“EXTRACTIVE institutions” structured to extract resources from the many by an elite few could not deliver sustainable economic growth, and although SA was seeing a disturbing emergence of such institutions, the fact that there had been such a strong response to “state capture” suggested SA was in no danger of falling into dysfunction.
This was the word from Prof Mthuli Ncube, of Oxford University’s Blavatnik School of Government, who opened the Treasury’s first winter school on public economics in Pretoria on Monday.
The week-long winter school hosts about 90 post-graduate economics students from around SA as well as interns and staff from the Treasury and other government departments.
The winter school, which is being addressed this week by international and local experts, aims to build capacity in government and to provide a forum to analyse the public policy and developmental challenges SA faces.
Ncube’s comments on the strong links between political institutions and economic growth will resonate in a context in which the independence of some of SA’s key institutions have come under attack, most notably in December’s “Nenegate” debacle.

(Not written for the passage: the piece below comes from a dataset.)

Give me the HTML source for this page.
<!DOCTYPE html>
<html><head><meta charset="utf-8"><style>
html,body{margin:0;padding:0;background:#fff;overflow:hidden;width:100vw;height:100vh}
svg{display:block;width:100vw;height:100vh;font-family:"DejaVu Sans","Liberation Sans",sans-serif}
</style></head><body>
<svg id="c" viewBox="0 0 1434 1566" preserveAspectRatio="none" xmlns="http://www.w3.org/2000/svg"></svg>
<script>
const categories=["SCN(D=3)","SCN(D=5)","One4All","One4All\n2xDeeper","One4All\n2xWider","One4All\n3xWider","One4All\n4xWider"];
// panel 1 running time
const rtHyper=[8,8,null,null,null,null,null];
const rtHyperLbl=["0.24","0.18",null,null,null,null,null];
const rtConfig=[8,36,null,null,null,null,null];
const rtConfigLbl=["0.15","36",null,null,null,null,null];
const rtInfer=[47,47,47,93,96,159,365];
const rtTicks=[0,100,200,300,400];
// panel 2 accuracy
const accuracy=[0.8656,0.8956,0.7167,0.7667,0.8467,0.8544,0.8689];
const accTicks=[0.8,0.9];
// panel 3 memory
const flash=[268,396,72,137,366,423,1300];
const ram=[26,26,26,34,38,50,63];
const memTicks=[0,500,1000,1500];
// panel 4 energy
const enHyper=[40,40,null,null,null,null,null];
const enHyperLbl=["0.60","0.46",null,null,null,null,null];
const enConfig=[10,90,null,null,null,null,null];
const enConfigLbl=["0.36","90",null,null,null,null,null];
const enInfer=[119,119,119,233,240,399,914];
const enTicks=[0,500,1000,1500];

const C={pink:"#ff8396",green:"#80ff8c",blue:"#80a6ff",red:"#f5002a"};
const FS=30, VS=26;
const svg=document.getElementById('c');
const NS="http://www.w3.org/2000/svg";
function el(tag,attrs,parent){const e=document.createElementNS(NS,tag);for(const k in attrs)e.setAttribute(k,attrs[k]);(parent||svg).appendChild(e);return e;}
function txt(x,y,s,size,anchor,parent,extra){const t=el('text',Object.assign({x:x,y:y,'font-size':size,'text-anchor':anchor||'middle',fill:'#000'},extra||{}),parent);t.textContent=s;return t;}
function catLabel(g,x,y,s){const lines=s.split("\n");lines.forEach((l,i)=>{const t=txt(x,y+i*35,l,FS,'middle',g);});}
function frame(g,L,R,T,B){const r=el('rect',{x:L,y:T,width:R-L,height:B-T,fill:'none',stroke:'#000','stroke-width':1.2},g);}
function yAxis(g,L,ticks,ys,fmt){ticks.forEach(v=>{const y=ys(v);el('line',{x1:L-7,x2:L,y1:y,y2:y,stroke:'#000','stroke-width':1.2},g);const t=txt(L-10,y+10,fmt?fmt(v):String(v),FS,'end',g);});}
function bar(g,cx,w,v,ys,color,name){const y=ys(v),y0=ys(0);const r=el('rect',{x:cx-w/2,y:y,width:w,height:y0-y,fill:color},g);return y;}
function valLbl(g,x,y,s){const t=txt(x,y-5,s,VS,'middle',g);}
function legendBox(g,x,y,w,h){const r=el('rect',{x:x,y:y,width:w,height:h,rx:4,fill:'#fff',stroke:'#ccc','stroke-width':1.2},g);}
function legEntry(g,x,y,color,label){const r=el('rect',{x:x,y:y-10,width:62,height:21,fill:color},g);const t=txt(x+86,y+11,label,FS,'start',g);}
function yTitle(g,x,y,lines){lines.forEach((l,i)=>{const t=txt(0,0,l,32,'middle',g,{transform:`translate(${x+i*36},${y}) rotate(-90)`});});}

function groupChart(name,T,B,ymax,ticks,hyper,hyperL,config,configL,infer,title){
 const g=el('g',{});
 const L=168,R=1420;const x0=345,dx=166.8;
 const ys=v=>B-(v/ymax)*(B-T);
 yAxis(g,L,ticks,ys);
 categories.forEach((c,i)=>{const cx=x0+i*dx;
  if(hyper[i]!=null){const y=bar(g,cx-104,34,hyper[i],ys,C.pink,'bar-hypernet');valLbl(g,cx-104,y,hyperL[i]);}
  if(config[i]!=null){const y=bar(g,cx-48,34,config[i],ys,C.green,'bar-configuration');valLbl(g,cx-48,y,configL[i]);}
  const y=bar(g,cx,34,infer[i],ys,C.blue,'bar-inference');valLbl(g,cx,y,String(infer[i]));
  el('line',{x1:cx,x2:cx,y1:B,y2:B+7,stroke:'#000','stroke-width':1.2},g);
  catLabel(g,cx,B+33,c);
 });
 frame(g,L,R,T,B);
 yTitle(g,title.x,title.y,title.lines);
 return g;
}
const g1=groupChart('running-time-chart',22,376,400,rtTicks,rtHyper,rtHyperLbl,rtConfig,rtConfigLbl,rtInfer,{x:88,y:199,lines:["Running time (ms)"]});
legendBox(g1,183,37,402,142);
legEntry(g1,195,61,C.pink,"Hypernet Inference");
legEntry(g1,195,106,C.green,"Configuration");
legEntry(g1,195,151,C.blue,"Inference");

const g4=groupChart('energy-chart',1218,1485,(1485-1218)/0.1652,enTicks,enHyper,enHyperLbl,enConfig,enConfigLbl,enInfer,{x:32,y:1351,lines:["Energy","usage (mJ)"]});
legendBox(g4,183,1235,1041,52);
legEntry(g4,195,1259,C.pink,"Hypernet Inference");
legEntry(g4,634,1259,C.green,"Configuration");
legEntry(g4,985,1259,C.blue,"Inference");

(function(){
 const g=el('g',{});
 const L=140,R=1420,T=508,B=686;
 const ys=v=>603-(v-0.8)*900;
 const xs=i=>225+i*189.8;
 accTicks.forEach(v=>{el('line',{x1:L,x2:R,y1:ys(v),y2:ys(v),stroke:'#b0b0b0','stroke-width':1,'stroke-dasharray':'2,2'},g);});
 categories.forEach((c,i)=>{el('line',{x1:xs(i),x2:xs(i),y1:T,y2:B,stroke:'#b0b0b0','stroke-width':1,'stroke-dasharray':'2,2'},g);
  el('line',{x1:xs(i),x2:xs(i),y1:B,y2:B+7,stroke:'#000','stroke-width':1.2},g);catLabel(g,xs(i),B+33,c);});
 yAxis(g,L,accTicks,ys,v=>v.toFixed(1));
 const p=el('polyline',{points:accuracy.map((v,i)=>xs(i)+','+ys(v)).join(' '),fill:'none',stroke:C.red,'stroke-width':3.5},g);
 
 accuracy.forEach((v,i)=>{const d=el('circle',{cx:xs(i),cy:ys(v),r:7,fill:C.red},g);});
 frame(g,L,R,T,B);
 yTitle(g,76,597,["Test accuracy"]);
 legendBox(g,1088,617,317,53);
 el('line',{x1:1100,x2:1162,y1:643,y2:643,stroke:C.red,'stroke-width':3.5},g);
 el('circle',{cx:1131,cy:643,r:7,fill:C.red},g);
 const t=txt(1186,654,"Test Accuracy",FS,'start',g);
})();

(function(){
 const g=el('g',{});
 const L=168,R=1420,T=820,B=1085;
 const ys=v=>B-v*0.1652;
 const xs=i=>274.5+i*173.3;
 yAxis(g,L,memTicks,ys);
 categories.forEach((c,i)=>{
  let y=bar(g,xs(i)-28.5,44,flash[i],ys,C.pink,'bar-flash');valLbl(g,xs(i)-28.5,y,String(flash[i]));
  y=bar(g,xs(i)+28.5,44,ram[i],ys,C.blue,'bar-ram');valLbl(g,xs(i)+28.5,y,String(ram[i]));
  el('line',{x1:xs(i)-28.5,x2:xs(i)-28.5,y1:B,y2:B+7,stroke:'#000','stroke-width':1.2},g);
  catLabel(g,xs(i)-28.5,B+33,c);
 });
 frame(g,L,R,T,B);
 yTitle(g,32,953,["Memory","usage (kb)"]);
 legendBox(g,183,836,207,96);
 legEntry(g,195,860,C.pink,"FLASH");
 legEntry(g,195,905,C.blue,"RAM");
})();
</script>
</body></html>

Ncube said “inclusive” economic institutions were those that could create a level playing field, ensuring rules of the game that created economic opportunities for all, so encouraging investment and providing incentives for economic growth.
By contrast “extractive’ institutions did not protect property rights nor provide incentives for economic growth. They could deliver growth but not on a sustainable basis because they stifled innovation and created political instability as groups vied for political power, which conferred economic power.
SA did not yet have fully inclusive institutions and the cost of doing business was still too high, said Ncube.
The relatively small size of the informal sector in SA suggested something was wrong with SA’s economic institutions — it was easier to open a business in Rwanda than SA. Ncube also said SA’s black economic empowerment had not worked well and there was a need for a much greater focus on entrepreneurship.
Commenting on Brexit, he said it had negatives and positives for SA. While the decline in UK growth would affect SA’s growth, SA could craft stronger bilateral trade relations with the UK, and the repricing by capital markets of UK risk had made emerging markets such as SA look better.
Among the other speakers, national planning commissioner and Stellenbosch University Prof Mohammad Karaan said evidence showed that agriculture could play an important role in a modernising economy and the potential in SA was to develop more export-oriented agriculture, in areas under irrigation.
SA had 1.5-million hectares under irrigation and should bring another 500,000ha, with the potential for significant job creation.
He cautioned that SA’s land reform programme had been a “dismal failure”, with R70bn spent on land reform by 2014-15 but 90% of those failing. A new approach was needed.
SA’s land tenure system needed to be fixed, to allow more secure tenure that would enable an investment-friendly agricultural sector. Other impediments to investment in agriculture that SA needed to address included policy inconsistency and the capacity of the state, Karaan said.